Key audit objectives for a client’s payroll function
1. To confirm that the payroll function is properly controlled and operating efficiently.
2. To ensure that authority for all pay entitlement is clearly defined and effectively exercised.
3. To ensure that employees on the payroll are valid and that leavers do not remain on the payroll.
4. To ensure that salary additions are bona fide & timesheets are authorized
5. That payroll deductions are correctly applied.
Auditors evaluate the design of controls, then determine if the controls are in operation. In order to rely on the controls they must also obtain evidence as to whether the controls are operating effectively.

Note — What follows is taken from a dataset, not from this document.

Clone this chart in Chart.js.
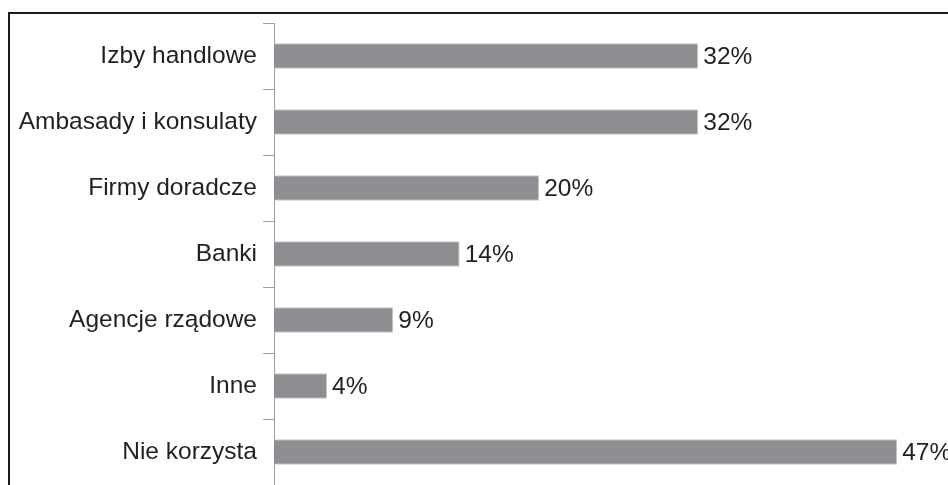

If, during the audit of internal control over financial reporting, the auditor identifies a deficiency, he or she should determine the effect of the deficiency, if any, on the nature, timing, and extent of substantive procedures to be performed to reduce audit risk in the audit of the financial statements to an appropriately low level.
Question 2
There are obvious internal control weaknesses this case, “Campos controlled the system so completely that he personally filled out the weekly payroll cards for each of the 400 employees of the dodgers.”
Human resources is often responsible for setting up new employees in the payroll system, processing payroll data and distributing paychecks. Entering payroll data and processing paychecks should be split between human resources and accounting to ensure that one person or department cannot complete the payroll cycle without scrutiny. Without a separation of responsibility, a dishonest employee could set up a false employee, record time worked or vacation hours and divert the money to a personal account through direct deposit. There is less opportunity to divert funds when one department inputs data and the other processes the payroll data and receives paychecks.